The Commission on Human Rights and Administrative Justice (CHRAJ) is set to sensitize security officers on the guidelines on the Conditions of Arrest, Police Custody and Pre-Trail Detention in Africa (Luanda Guidelines).
This would be done at a workshop being organised by CHRAJ in partnership with the African Commission on Human and People’s Rights (ACHPR) and African Policing Civilian Oversight Forum, scheduled for October 1st and 2nd in Accra.
The security officers would also be schooled on the Guidelines on Sexual Violence and its consequences, especially in relation to persons in detention centres and prisons.
Mr Joseph Whittal, the CHRAJ Commissioner, told the Ghana News Agency in an interview that, the Luanda Guidelines were adopted by the ACHPR during its 55th Ordinary Session in Luanda, Angola, in May 2014.
He said Article 2, 3, 5, 6, 7 and 26 of the African Charter on Human and Peoples’ Rights (the African Charter) set out States’ obligations to provide all people with the rights to life, dignity, equality, security, a fair trial, and an independent judiciary.
Mr Whittal explained that the Luanda Guidelines, therefore, sought to assist States in implementing these obligations in the specific context of Arrest, Police Custody and Pre-Trial Detention.
The African Commission is mandated to formulate standards, principles and rules on which African Governments can base their legislation.
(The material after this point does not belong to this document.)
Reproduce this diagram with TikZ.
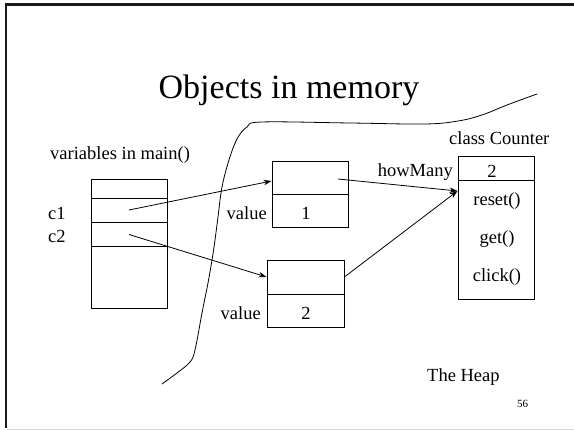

It is on this basis that these Guidelines have been developed.
He said the adoption of the Luanda Guidelines was an important step towards promoting a rights-based approach to decisions to arrest and detain suspects, and to conditions and safeguards with respect to police custody and pre-trial detention.
The Guidelines reflect the collective aspirations of States, National Human Rights Institutions and Civil Society Organisations in promoting a rights-based approach to this critical area of criminal justice.
The Luanda Guidelines have been subject to extensive consultations and expert review by State Parties to the African Charter, National Human Rights Institutions, and Civil Society Organisations across Africa.